Session tokens and API keys. Some systems store only the hash of session tokens or API keys. The token itself is given to the client. The server stores only the hash. If the database is breached, the tokens are not directly exposed — the attacker still needs to reverse the hash to use them.
Common Mistakes
Using encryption instead of hashing for passwords. Encryption implies a key. A key means a single point of compromise. Hash passwords so there is nothing to decrypt.
Using fast hash functions for passwords. MD5, SHA-1, and SHA-256 are designed for speed. Attackers can test billions of guesses per second against them. Use bcrypt, Argon2, or PBKDF2 for passwords.
Skipping salts. Without a salt, identical passwords produce identical hashes. Two compromised users become one easy lookup. Always generate a unique, cryptographically random salt per user.
Using short or predictable salts. A salt of "1" or "user" is not a salt. Use a cryptographically secure random number generator and produce at least 16 bytes.
Storing the pepper with the hashes. If the pepper lives in the same database as the hashes, it provides no additional protection. Store it separately — environment variables, a secrets manager, or a hardware security module.

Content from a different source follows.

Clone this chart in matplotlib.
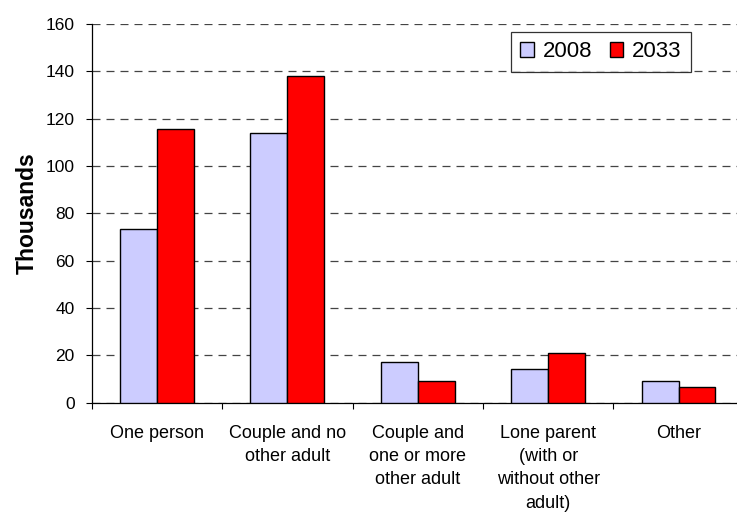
import numpy as np
import matplotlib.pyplot as plt

plt.rcParams['font.family'] = ['Liberation Sans', 'DejaVu Sans']

# Household projections by type (thousands)
categories = ['One person', 'Couple and no\nother adult', 'Couple and\none or more\nother adult',
              'Lone parent\n(with or\nwithout other\nadult)', 'Other']
households_2008 = [73.3, 113.9, 17.0, 14.1, 9.2]
households_2033 = [115.8, 138.0, 9.0, 20.9, 6.6]

fig = plt.figure(figsize=(7.37, 5.12), dpi=100)
ax = fig.add_axes([0.1245, 0.2135, 0.8847, 0.7396])

x = np.arange(len(categories)) + 0.5
w = 0.283
ax.bar(x - w / 2, households_2008, w, color='#CCCCFF', edgecolor='black', linewidth=1, label='2008', zorder=3)
ax.bar(x + w / 2, households_2033, w, color='#FF0000', edgecolor='black', linewidth=1, label='2033', zorder=3)

ax.set_xlim(0, len(categories))
ax.set_ylim(0, 160)
ax.set_yticks(np.arange(0, 161, 20))
ax.yaxis.grid(True, linestyle=(0, (6.4, 4.8)), color='#444444', linewidth=0.9)
ax.set_axisbelow(True)

# category boundaries get the tick marks, labels sit in the middle
ax.set_xticks(np.arange(len(categories) + 1), minor=True)
ax.set_xticks(x)
ax.set_xticklabels(categories, fontsize=13, linespacing=1.48, va='top')
ax.tick_params(axis='x', which='major', length=0, pad=16)
ax.tick_params(axis='x', which='minor', length=4, width=0.8, direction='out')
ax.tick_params(axis='y', length=4.3, width=0.8, labelsize=12.5, pad=8)

for s in ['top', 'right']:
    ax.spines[s].set_visible(False)
ax.spines['left'].set_linewidth(0.9)
ax.spines['bottom'].set_linewidth(0.9)

ax.set_ylabel('Thousands', fontsize=16.5, fontweight='bold', labelpad=5)

leg = ax.legend(loc='upper left', bbox_to_anchor=(0.643, 0.979), ncol=2, fontsize=16,
                frameon=True, fancybox=False, edgecolor='black', handlelength=0.6,
                handleheight=0.6, handletextpad=0.4, columnspacing=0.8, borderpad=0.42,
                borderaxespad=0)
leg.get_frame().set_linewidth(0.9)

fig.savefig('out.png', dpi=100)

Using a fixed or outdated work factor. Hardware improves. A work factor that took 200 milliseconds five years ago may now be trivially fast. Make the work factor configurable, store it with each hash, and review it periodically.

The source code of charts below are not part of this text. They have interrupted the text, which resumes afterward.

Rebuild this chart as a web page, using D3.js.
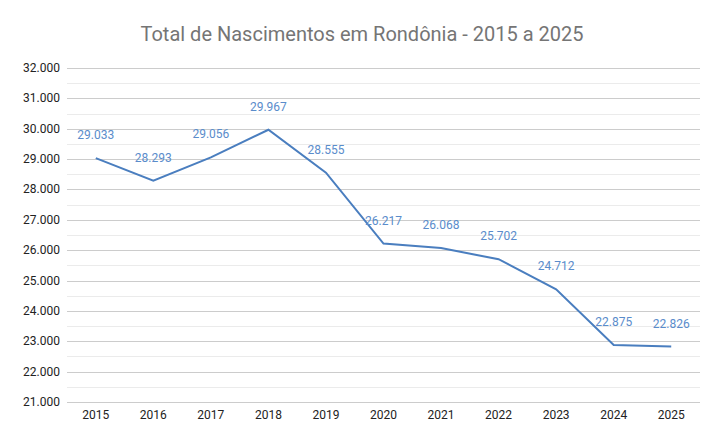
<!DOCTYPE html>
<html><head><meta charset="utf-8">
<script src="https://cdn.jsdelivr.net/npm/d3@7"></script>
<style>body{margin:0;background:#fff}svg{display:block}</style>
</head><body><div id="c"></div>
<script>
const years = ["2015","2016","2017","2018","2019","2020","2021","2022","2023","2024","2025"];
const births = [29033,28293,29056,29967,28555,26217,26068,25702,24712,22875,22826];
const yTicks = [21000,22000,23000,24000,25000,26000,27000,28000,29000,30000,31000,32000];
const title = "Total de Nascimentos em Rondônia - 2015 a 2025";

const W=723,H=442, m={l:67,r:23,t:68,b:40};
const svg=d3.select("#c").append("svg").attr("width",W).attr("height",H);
const fmt = v => d3.format(",")(v).replace(/,/g,".");
const x=d3.scaleBand().domain(years).range([m.l,W-m.r]);
const y=d3.scaleLinear().domain([21000,32000]).range([402,68]);

svg.append("text").attr("x",362).attr("y",41).attr("text-anchor","middle")
  .attr("font-family","Roboto, Arial, sans-serif").attr("font-size",20).attr("fill","#757575").text(title);

// minor gridlines
const minors = d3.range(21500,32000,1000);
svg.append("g").selectAll("line").data(minors).join("line")
  .attr("x1",m.l).attr("x2",W-m.r).attr("y1",d=>Math.round(y(d))+0.5).attr("y2",d=>Math.round(y(d))+0.5)
  .attr("stroke","#ebebeb").attr("stroke-width",1);
// major gridlines
svg.append("g").selectAll("line").data(yTicks).join("line")
  .attr("x1",m.l).attr("x2",W-m.r).attr("y1",d=>Math.round(y(d))+0.5).attr("y2",d=>Math.round(y(d))+0.5)
  .attr("stroke","#cccccc").attr("stroke-width",1);

svg.append("g").selectAll("text").data(yTicks).join("text")
  .attr("x",60).attr("y",d=>y(d)+4).attr("text-anchor","end")
  .attr("font-family","Roboto, Arial, sans-serif").attr("font-size",12).attr("fill","#222")
  .text(d=>fmt(d));

svg.append("g").selectAll("text").data(years).join("text")
  .attr("x",d=>x(d)+x.bandwidth()/2).attr("y",419).attr("text-anchor","middle")
  .attr("font-family","Roboto, Arial, sans-serif").attr("font-size",12).attr("fill","#222")
  .text(d=>d);

const line=d3.line().x((d,i)=>x(years[i])+x.bandwidth()/2).y(d=>y(d));
svg.append("path").datum(births).attr("d",line).attr("fill","none")
  .attr("stroke","#4a7ebf").attr("stroke-width",2);

svg.append("g").selectAll("text").data(births).join("text")
  .attr("x",(d,i)=>x(years[i])+x.bandwidth()/2).attr("y",d=>y(d)-19)
  .attr("text-anchor","middle")
  .attr("font-family","Roboto, Arial, sans-serif").attr("font-size",12).attr("fill","#5a8ccb")
  .text(d=>fmt(d));
</script></body></html>
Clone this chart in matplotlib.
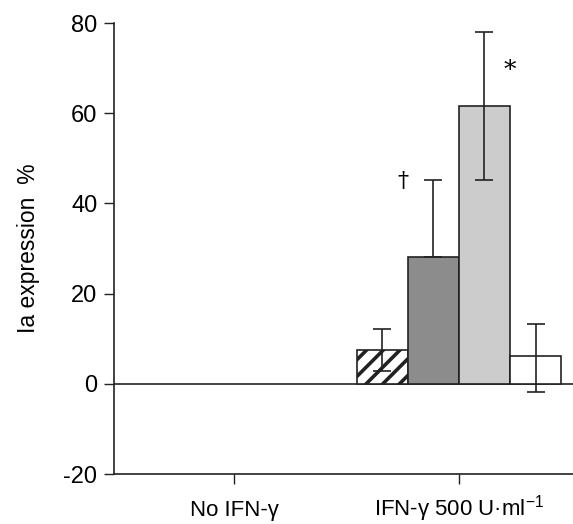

Rolling your own hash function. Do not invent your own cryptography. Use well-established, peer-reviewed functions. There is no creative upside here and substantial downside.
Not using constant-time comparison. Comparing the submitted hash to the stored hash with a standard string comparison leaks timing information. An attacker can measure how long the comparison takes to infer how many bytes match. Use the constant-time comparison function provided by your language or framework.
Hash Length and Collisions
Imagine an attacker wants to trick a system that uses digital signatures. They create two documents: a harmless contract you'd be happy to sign, and a malicious one that transfers all your money. If they can find a hash collision — two different documents that produce the same hash — they can get you to sign the harmless one, but the signature also works on the malicious one. The system can't tell the difference.
That's why hash length matters. A hash that's too short makes this attack possible.
How short is too short? Due to the birthday paradox, a hash with an N‑bit output starts to become vulnerable after about 2^(N/2) inputs. For a 128‑bit hash like MD5, that's about 2^64 inputs — well within reach of modern computing. In fact, MD5 collisions can be generated in seconds on ordinary hardware. SHA‑1 (160 bits) is weaker than it should be; practical collisions have been demonstrated. SHA‑256 (256 bits) requires about 2^128 inputs before a collision is expected — that's computationally infeasible with current or foreseeable technology.
Does this matter for passwords? Less than you might think. For password storage, the primary concern is pre‑image resistance: can an attacker reverse a hash to find the original password? Collisions don't help an attacker break a specific password. But for digital signatures, file integrity, and code signing, collision resistance is critical.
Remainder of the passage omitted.